Friday, July 29, 2011

Welcome to our world.

Welcome to our world.

We are the Matthews family. We are a diverse family to say the least. Here's some background on US...

I am 27. My husband is 49. My daughter is 5. His kids are 19 and 21. We live in the south. Faith-family-friends-food. That's what we live by.

I work in marketing, my husband owns his own business and my daughter is getting ready to start to kindergarten. (tear)

We had some changes to make in our life and we knew it. About 6 months ago I began couponing. Not EXTREME couponing, but I began any way. I learned how to save us money with each shopping trip. It was very exciting for me! I began following other bloggers that wrote about couponing, saving money, etc and even started a blog of my own.

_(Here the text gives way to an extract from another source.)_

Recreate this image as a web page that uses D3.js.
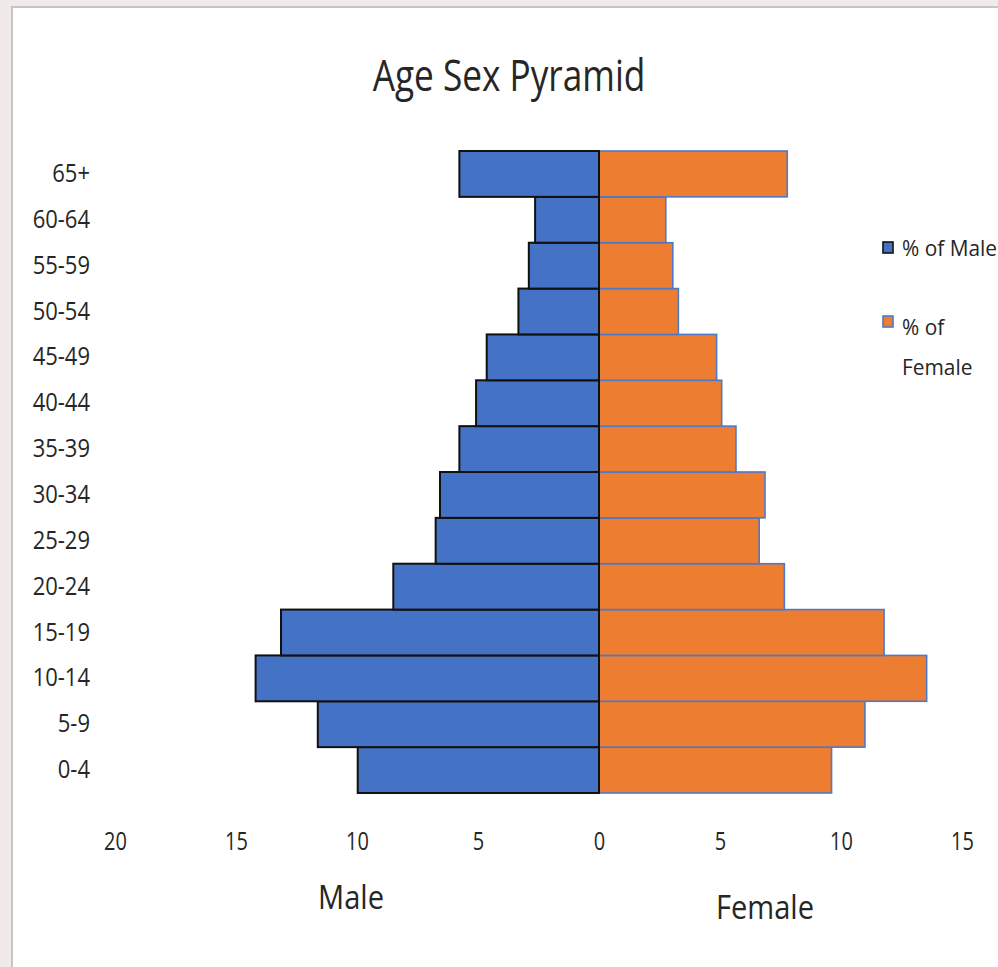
<!DOCTYPE html>
<html>
<head>
<meta charset="utf-8">
<script src="https://cdn.jsdelivr.net/npm/d3@7"></script>
<style>
  html, body { margin: 0; padding: 0; background: #f2eaea; }
  svg { display: block; }
  text { font-family: "Open Sans", sans-serif; fill: #262626; font-weight: 500; }
</style>
</head>
<body>
<svg id="chart" width="998" height="967"></svg>
<script>
// ---- data ----
const ageGroups = ["0-4","5-9","10-14","15-19","20-24","25-29","30-34","35-39","40-44","45-49","50-54","55-59","60-64","65+"];
const malePct   = [9.97, 11.62, 14.19, 13.14, 8.5, 6.75, 6.57, 5.77, 5.08, 4.64, 3.33, 2.9, 2.64, 5.77];
const femalePct = [9.61, 10.99, 13.54, 11.78, 7.66, 6.62, 6.86, 5.66, 5.07, 4.86, 3.28, 3.05, 2.76, 7.78];
const xTicks = [-20, -15, -10, -5, 0, 5, 10, 15];
const seriesNames = ["% of Male", "% of Female"];
const title = "Age Sex Pyramid";
const maleLabel = "Male", femaleLabel = "Female";

const svg = d3.select("#chart");
const W = 998, H = 967;

// panel
svg.append("rect").attr("x", 12).attr("y", 7).attr("width", W).attr("height", H)
  .attr("fill", "#ffffff").attr("stroke", "#c9c4c4").attr("stroke-width", 2);

const x = d3.scaleLinear().domain([-20, 15]).range([115, 962]);
const y = d3.scaleBand().domain(ageGroups.slice().reverse()).range([151, 793]).padding(0);

const rows = ageGroups.map((g, i) => ({ g, m: malePct[i], f: femalePct[i] }));

// female bars
svg.append("g").selectAll("rect").data(rows).join("rect")
  .attr("x", x(0)).attr("y", d => y(d.g))
  .attr("width", d => x(d.f) - x(0)).attr("height", y.bandwidth())
  .attr("fill", "#ED7D31").attr("stroke", "#4f78c8").attr("stroke-width", 1.6);

// male bars
svg.append("g").selectAll("rect").data(rows).join("rect")
  .attr("x", d => x(-d.m)).attr("y", d => y(d.g))
  .attr("width", d => x(0) - x(-d.m)).attr("height", y.bandwidth())
  .attr("fill", "#4472C4").attr("stroke", "#111111").attr("stroke-width", 2);

// x axis
const xAxis = svg.append("g").attr("transform", "translate(0,829)")
  .call(d3.axisBottom(x).tickValues(xTicks).tickFormat(d => Math.abs(d)).tickSize(0).tickPadding(3));
xAxis.select(".domain").remove();
xAxis.selectAll("text").style("font-size", "25px").attr("fill", "#262626")
  .attr("transform", "scale(0.8,1)");

// y axis
const yAxis = svg.append("g").attr("transform", "translate(90,0)")
  .call(d3.axisLeft(y).tickSize(0).tickPadding(0));
yAxis.select(".domain").remove();
yAxis.selectAll("text").style("font-size", "25px").attr("fill", "#262626")
  .attr("x", 0).attr("transform", "scale(0.88,1)");

// title
svg.append("text").attr("transform", "translate(509,91) scale(0.8,1)")
  .attr("text-anchor", "middle").style("font-size", "44px").text(title);

// axis titles
svg.append("text").attr("transform", "translate(351,909) scale(0.88,1)")
  .attr("text-anchor", "middle").style("font-size", "33px").text(maleLabel);
svg.append("text").attr("transform", "translate(765,919) scale(0.88,1)")
  .attr("text-anchor", "middle").style("font-size", "33px").text(femaleLabel);

// legend
const leg = svg.append("g");
leg.append("rect").attr("x", 883).attr("y", 242).attr("width", 10).attr("height", 11)
  .attr("fill", "#4472C4").attr("stroke", "#111").attr("stroke-width", 1.6);
leg.append("text").attr("transform", "translate(902,256) scale(0.95,1)")
  .style("font-size", "22px").text(seriesNames[0]);
leg.append("rect").attr("x", 883).attr("y", 316).attr("width", 10).attr("height", 11)
  .attr("fill", "#ED7D31").attr("stroke", "#4f78c8").attr("stroke-width", 1.6);
const ft = seriesNames[1].split(" ");
leg.append("text").attr("transform", "translate(902,335) scale(0.95,1)")
  .style("font-size", "22px").text(ft.slice(0, 2).join(" "));
leg.append("text").attr("transform", "translate(902,375) scale(0.95,1)")
  .style("font-size", "22px").text(ft.slice(2).join(" "));
</script>
</body>
</html>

Let me go back to the first F in our life which is FAITH. I believe that God is in the center of everything we do. All of the choices we have to make in regards to ourselves, jobs, children, spouses, etc ALL need to go through him. I'm not wise on my own. I NEED the help of God to guide me through decisions. I began praying over my finances. I began praying that God would open my eyes to the mistakes I was making and help me see how to fix them. I began feeling very guilty about my spending. I prayed that God would show me how to work through all of this.

A little background---I have ALWAYS loved shopping. It was my cardio as Carrie says on SATC. :) But I have ALWAYS been a bargain shopper. My mother taught me at a very young age that you can get so much more if you wait til it goes on sale. :) And I LIVED by that. Everything i've ever bought (with the exception of VERY few things) has been purchased while it was on sale. That's helped a lot, but it didn't exactly fix any problem. It just allowed me to spend the SAME amount of money as those that shopped regular price, I just had a lot more stuff. STUFF. STUFF--stuff-itis.

I read a book called "THE 100 THING CHALLENGE" and if you haven't read it and are considering living on less or even if you are NOT, read it. It's very good. The first chapter, as I recall, gives a scenario of him walking in his house, tripping over a toy, spilling something on his fancy polo shirt, dropping and cracking an IPAD or IPOD (something fancy like that), knocking over a $1,000 vase, etc. (I made a lot of that up. It's something like that. Very dramatic and talked about expensive stuff.) Anyway, he finally gets in his room goes to pick up a pen and realizes that pen cost like $150 bucks... he looked around the room and felt sick. He was consumed, stressed out and overwhelmed by stuff. So he decided to live on 100 things for a year. That got me thinking about MY stuff. (NO, I do NOT want to only have 100 things. But he did make me realize that a lot of times my "stuff" consumes, overwhelmes and stresses me out.)

My closets are filled to a brim. 2 storage rooms, tons of shoes, toys, hunting gear, golfing stuff, home decor, etc crams my storage buildings!

My hubs---well, he has lots of hobbies. And I don't mean reading books. I mean golfing. Hunting. Things that require LOTS of STUFF. Don't get me wrong-I don't begrudge him for his hobbies or for his stuff. We just don't need more. I am a hunter myself so I know that "gear" is important.

My daughter--has one of EVERYTHING. And two of most things. It's insane. She has so much stuff she doesn't even know WHAT she has. And it's funny... out of all the things she has she will come find me and say "Where's that toy--ya know the one from Chick fil a?" And inside I think yep--the innocence of a child speaks volumes. It IS the little things like the happy meal toy, not the fancy V-tech, X-Box looking thing in her room. It's crazy.

We have more stuff than we know what to do with.

I began feeling convicted, yes, that's where I was in my story before I went off on another tangent. (I do that a lot, get ready and bear with me). I began feeling guilty that I had so much yet felt like I needed more. So what does a person do that feels that way? Give everything away? Sell it? I can't do that... or can I.

So that's where this journey begins. You have a family (in the house) of 3. 3 people that have it all.

This is our journey through sifting through the "STUFF" and learning to find peace on less.

I hope that you will follow along this journey. I plan to laugh, cry, get mad, pout, sulk, and be an emotional roller coaster. I think I do that best.